Collect from the data below each line with "chart".

# Data lines
........
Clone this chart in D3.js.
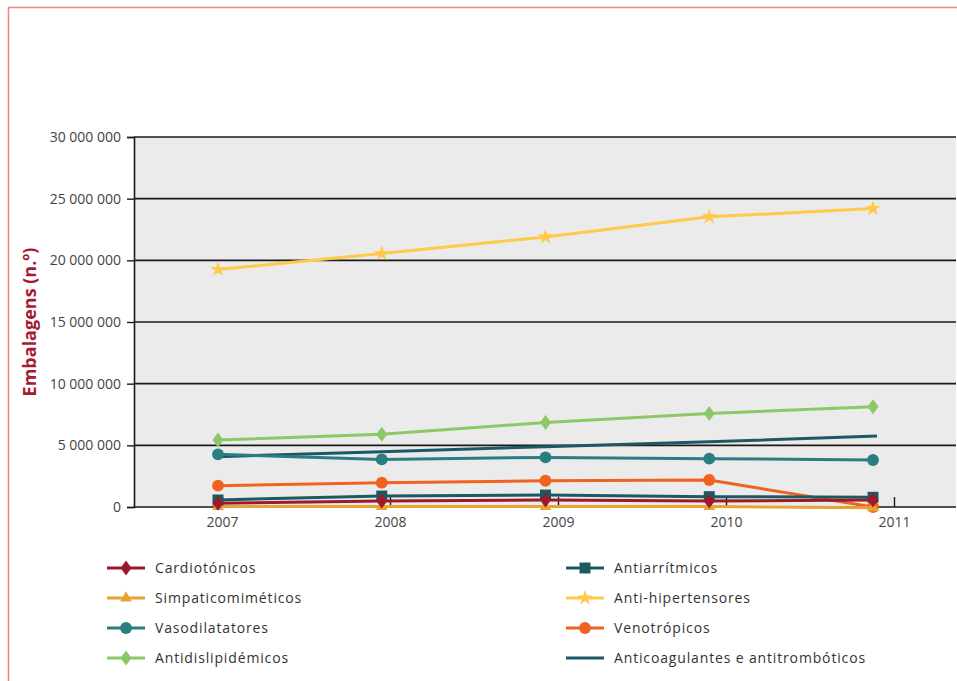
<!DOCTYPE html>
<html>
<head>
<meta charset="utf-8">
<script src="https://cdn.jsdelivr.net/npm/d3@7"></script>
<style>
  body { margin: 0; background: #fff; }
  svg { display: block; font-family: "Open Sans", sans-serif; }
</style>
</head>
<body>
<div id="chart"></div>
<script>
// data
const years = [2007, 2008, 2009, 2010, 2011];
const yTicks = [0, 5000000, 10000000, 15000000, 20000000, 25000000, 30000000];

const cardiotonicos      = [300000, 490000, 570000, 490000, 570000];
const simpaticomimeticos = [40000, 40000, 40000, 40000, -60000];
const vasodilatatores    = [4270000, 3860000, 4020000, 3920000, 3810000];
const antidislipidemicos = [5430000, 5890000, 6860000, 7590000, 8130000];
const antiarritmicos     = [570000, 890000, 970000, 840000, 790000];
const antiHipertensores  = [19260000, 20560000, 21900000, 23530000, 24200000];
const venotropicos       = [1730000, 1970000, 2130000, 2190000, 0];
const anticoagulantes    = [4080000, 4480000, 4890000, 5290000, 5750000];

const series = [
    { name: 'Anticoagulantes e antitrombóticos', values: anticoagulantes, color: '#1d5866', marker: null, col: 1, row: 3 },
    { name: 'Vasodilatatores', values: vasodilatatores, color: '#2a7d80', marker: 'circle', col: 0, row: 2 },
    { name: 'Antidislipidémicos', values: antidislipidemicos, color: '#8dc868', marker: 'diamond', col: 0, row: 3 },
    { name: 'Anti-hipertensores', values: antiHipertensores, color: '#ffc94a', marker: 'star', col: 1, row: 1 },
    { name: 'Venotrópicos', values: venotropicos, color: '#f0621f', marker: 'circle', col: 1, row: 2 },
    { name: 'Simpaticomiméticos', values: simpaticomimeticos, color: '#e6a434', marker: 'triangle', col: 0, row: 1 },
    { name: 'Antiarrítmicos', values: antiarritmicos, color: '#1b5a60', marker: 'square', col: 1, row: 0 },
    { name: 'Cardiotónicos', values: cardiotonicos, color: '#9c1a2c', marker: 'diamond', col: 0, row: 0 },
];

const W = 957, H = 681;
const plot = { left: 134, right: 956, top: 137, bottom: 507 };

const svg = d3.select('#chart').append('svg')
    .attr('width', W)
    .attr('height', H);

// frame
svg.append('path')
    .attr('d', `M8.5,${H}V7.5H${W}`)
    .attr('fill', 'none')
    .attr('stroke', '#df8b82')
    .attr('stroke-width', 1.5);

const y = d3.scaleLinear().domain([0, 30000000]).range([plot.bottom, plot.top]);
// labels sit a little right of the markers in the original
const xLabel = d3.scaleLinear().domain([2007, 2011]).range([222, 894]);
const xPt = d3.scaleLinear().domain([2007, 2011]).range([218, 873]);

// background
svg.append('rect')
    .attr('x', plot.left).attr('y', plot.top)
    .attr('width', plot.right - plot.left).attr('height', plot.bottom - plot.top)
    .attr('fill', '#ebebeb');

// grid
svg.append('g').selectAll('line')
    .data(yTicks)
    .join('line')
    .attr('x1', plot.left).attr('x2', plot.right)
    .attr('y1', d => y(d)).attr('y2', d => y(d))
    .attr('stroke', '#1a1a1a')
    .attr('stroke-width', 1.6);

// y axis
const fmt = d => d3.format(',')(d).replace(/,/g, ' ');
const yAxis = svg.append('g')
    .attr('transform', `translate(${plot.left},0)`)
    .call(d3.axisLeft(y).tickValues(yTicks).tickFormat(fmt).tickSize(7).tickPadding(6));
yAxis.select('.domain').attr('stroke', '#1a1a1a').attr('stroke-width', 1.6);
yAxis.selectAll('.tick line').attr('stroke', '#1a1a1a').attr('stroke-width', 1.4);
yAxis.selectAll('.tick text')
    .attr('fill', '#444')
    .style('font-size', '14px')
    .style('font-family', '"Open Sans", sans-serif');

// x axis
const xAxis = svg.append('g')
    .attr('transform', `translate(0,${plot.bottom})`)
    .call(d3.axisTop(xLabel).tickValues(years).tickFormat(d3.format('d')).tickSize(10));
xAxis.select('.domain').remove();
xAxis.selectAll('.tick line').attr('stroke', '#1a1a1a').attr('stroke-width', 1.4);
xAxis.selectAll('.tick text')
    .attr('y', 20)
    .attr('fill', '#444')
    .style('font-size', '14px')
    .style('font-family', '"Open Sans", sans-serif');

// y title
svg.append('text')
    .attr('transform', `translate(36,322) rotate(-90)`)
    .attr('text-anchor', 'middle')
    .attr('fill', '#a51c30')
    .style('font-size', '18px')
    .style('font-weight', 'bold')
    .text('Embalagens (n.º)');

function markerPath(type) {
    if (type === 'diamond') return 'M0,-7.5L5.5,0L0,7.5L-5.5,0Z';
    if (type === 'circle') return d3.symbol(d3.symbolCircle, 110)();
    if (type === 'square') return d3.symbol(d3.symbolSquare, 120)();
    if (type === 'star') return d3.symbol(d3.symbolStar, 75)();
    if (type === 'triangle') return d3.symbol(d3.symbolTriangle, 60)();
    return null;
}

const line = d3.line()
    .x((d, i) => xPt(years[i]))
    .y(d => y(d));

series.forEach(s => {
    const g = svg.append('g');
    g.append('path')
        .attr('d', s.marker ? line(s.values) : d3.line().x((d, i) => xPt(years[i]) + (i === years.length - 1 ? 4 : 0)).y(d => y(d))(s.values))
        .attr('fill', 'none')
        .attr('stroke', s.color)
        .attr('stroke-width', 3);
    if (s.marker) {
        g.selectAll('path.m')
            .data(s.values)
            .join('path')
            .attr('class', 'm')
            .attr('transform', (d, i) => `translate(${xPt(years[i])},${y(d)})`)
            .attr('d', markerPath(s.marker))
            .attr('fill', s.color);
    }
});

// legend
const legendX = [107, 566];
const legendY0 = 568, legendStep = 30;
const legend = svg.append('g');
series.forEach(s => {
    const lx = legendX[s.col], ly = legendY0 + s.row * legendStep;
    const g = legend.append('g').attr('transform', `translate(${lx},${ly})`);
    g.append('line')
        .attr('x1', 0).attr('x2', 38)
        .attr('stroke', s.color)
        .attr('stroke-width', 3);
    if (s.marker) {
        g.append('path')
            .attr('transform', 'translate(19,0)')
            .attr('d', markerPath(s.marker))
            .attr('fill', s.color);
    }
    g.append('text')
        .attr('x', 48)
        .attr('dy', '0.35em')
        .attr('fill', '#333')
        .style('font-size', '14px')
        .style('letter-spacing', '0.85px')
        .text(s.name);
});
</script>
</body>
</html>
........
# The answer
Clone this chart in D3.js.
<div id="chart"></div>
const svg = d3.select('#chart').append('svg')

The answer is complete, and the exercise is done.